It seemed like a good idea. Bob Overby, a securities broker with Oak Ridge Financial in Golden Valley and a devoted golfer, decided he’d put a natural-turf putting green in his yard.

Then he checked with the United States Golf Association to learn how it’s done: eight layers of substrate for drainage and contouring, treatments with fungicide, an “unbelievable amount of water,” mowing nearly every day. They suggested artificial turf “unless you want a full-time job taking care of this,” Overby says. “Their statistics are that people who built greens based on their specs, 80 percent of them were torn up by the third year.”

He checked on synthetic options. The demonstration greens he saw looked like they’d been “glued down to patio. There was no undulation, they didn’t look like golf greens.”
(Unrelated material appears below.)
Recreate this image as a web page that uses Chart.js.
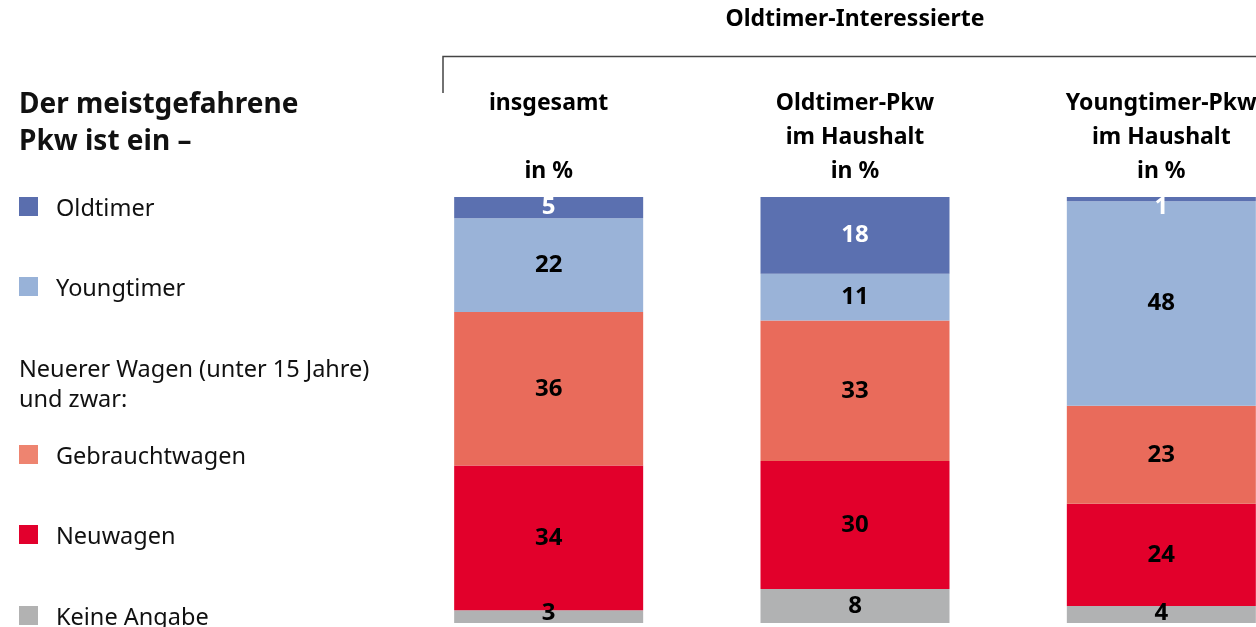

Then Overby found his solution—and a side business designing and installing putting greens for other people’s yards. The Mirage synthetic turf he used in his own backyard goes over a base of class-five limestone and sand. Overby says a typical putting green might be designed with 40 different elevation points. He got some training from Las Vegas–based Mirage in how to build the greens when he decided to become a licensed distributor of their turf. Mostly though, he’s self-taught, and his moonlighting gig as founder of Rosemount-based Michelangelo Putting Greens has changed his golf game.

“I keep a level in my golf bag,” Overby says, “and I’m constantly—when I see something that I like on a nice golf course—taking measurements out there.”